Walker stressed that the idea of the show is to give Fosse back to a generation that doesn't know his work, as well as to keep his work a part of the dance vocabulary forever.

At the Feb. 24 preview, it was history come to life as a group of hoofers took to the tiny Walter Carsen Centre stage with a crisp new version of Rich Man's Frug (from Sweet Charity) and Mr.
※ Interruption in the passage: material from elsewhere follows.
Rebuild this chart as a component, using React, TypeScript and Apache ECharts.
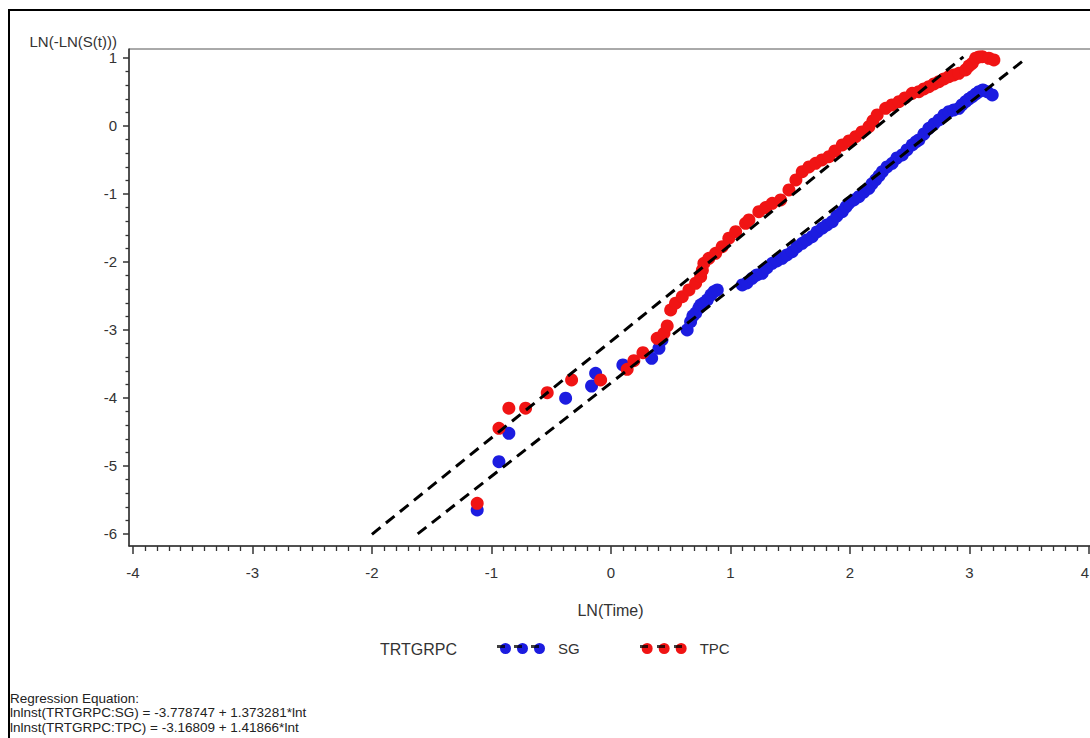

Bojangles (from Dancin').

The black-and-white leotards, bowler hats and splayed arms and legs dazzled a tiny crowd of invited press and it was as if somewhere just offstage, Bob Fosse had to come to life and was snapping his fingers in time to the music.

The company did just two numbers and a bit, but that was enough to know that the 34 dancers had managed to soak in the archness, angles and attitude that exemplified Fosse's brand of choreography.

In addition to serving as co-director and co-choreographer for Fosse: A Celebration in Song and Dance, Ann Reinking will create the original choreographer and join playwright Terrence McNally, director Frank Galati and musical supervisor John Mauceri on Livent's upcoming "restoration" of the classic Rodgers and Hart musical, Pal Joey.

A first reading of the show will take place at Livent's Fifth Annual Summer Festival of New Works at York University this summer. A first, out-of-town production, in a city to be announced, is anticipated by the end of 1999.